Oral steroid heads off pain flares in radiation therapy patients
A steroidal pain-management treatment used during radiation therapy for bone metastases has made good on its earlier promise, meaningfully outperforming placebo in a double-blind, randomized phase 3 trial.
Prophylactic ingestion of the steroid, dexamethasone, led to a reduction in episodes of pain flare versus placebo—as well as less severe pain when it did occur—in 298 patients enrolled in the study between 2011 and 2014 from 23 centers throughout Canada.
The results of the new study were presented Sunday at the annual meeting of the American Society for Radiation Oncology (ASTRO) in San Antonio.
The study report, lead authored by Edward Chow, MBBS, of the University of Toronto, notes that radiation therapy for bone metastases often brings on pain flares—temporary but distressing pangs that elevate patients’ pre-treatment levels of discomfort.
During the trial, patients to be treated with radiation therapy for one or two bone metastases were randomized into two groups, one of 148 patients and the other of 150.
Patients in the dexamethasone group took the drug at least one hour before the start of radiation therapy in 8 mg doses for five days beginning on the first day of the therapy.

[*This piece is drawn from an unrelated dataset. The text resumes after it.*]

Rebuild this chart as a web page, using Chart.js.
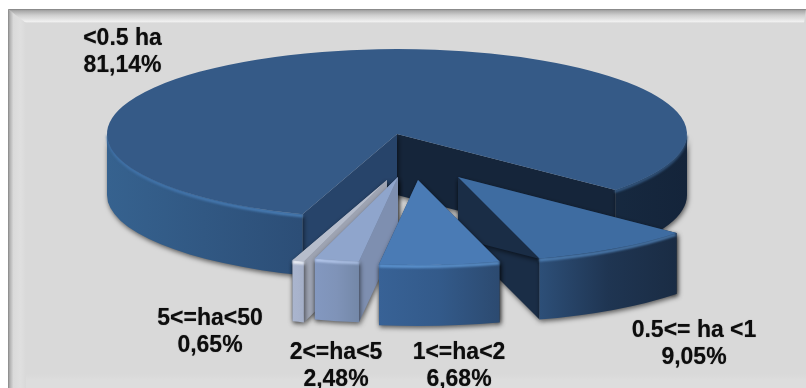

The other group received an oral placebo in the same regimen.
The dexamethasone group experienced pain flare at a rate of 26.4 percent (39 patients).
The placebo group’s pain-flare rate was 8.9 percent higher, at 35.3 percent (53 patients).

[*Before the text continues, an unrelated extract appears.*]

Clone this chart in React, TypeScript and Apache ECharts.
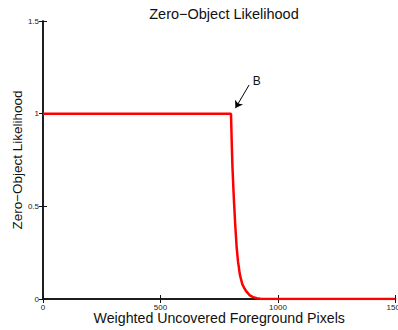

Pain flare was defined as at least a two-point increase in patient-rated worst pain on a questionnaire scale of 0-10, with no decrease in analgesic intake; or a 25 percent or greater increase in analgesic intake with no decrease in the worst pain score from days 0-10.
The research team further observed that, at 10 days post-treatment versus baseline, the dexamethasone patients did better than the placebo patients in overall functioning, as well as in desiring and tolerating food without serious nausea.

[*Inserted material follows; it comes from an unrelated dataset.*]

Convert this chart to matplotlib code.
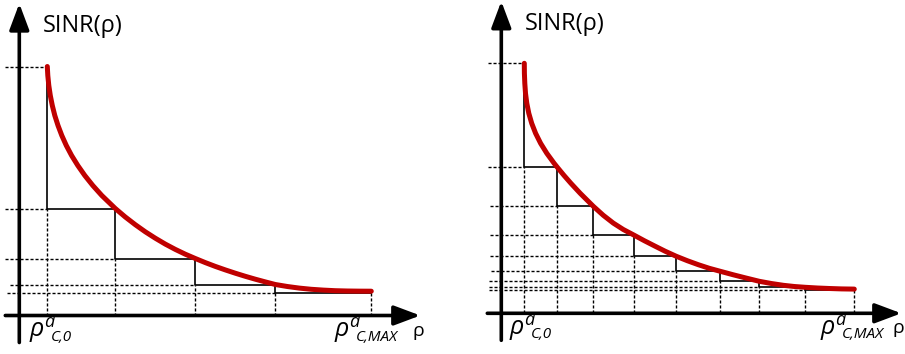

Their study report references nine previous studies documenting the incidence of pain flare at a rate of 30 percent to 40 percent of patients treated with palliative radiotherapy to painful bone metastases.
“[O]ur observations of reduced incidence of pain flare and an associated improvement in quality of life scores in nausea, functional interference and appetite lead us to conclude that prophylactic use of dexamethasone should be adopted as standard of care for patients receiving palliative radiotherapy for treatment of painful bone metastases,” they write in their discussion section.
Alysa Fairchild, MD, a co-author of the study and a radiation oncologist at the Cross Cancer Institute and University of Alberta in Edmonton, added in a statement:
“The potential side effects of radiation treatment for bone metastases can be well managed in the majority of people, and therefore pain flare should not be viewed as a barrier to receiving this highly effective therapy for symptom control.”
The study appeared in The Lancet Oncology Oct. 18 to coincide with the start of the ASTRO conference.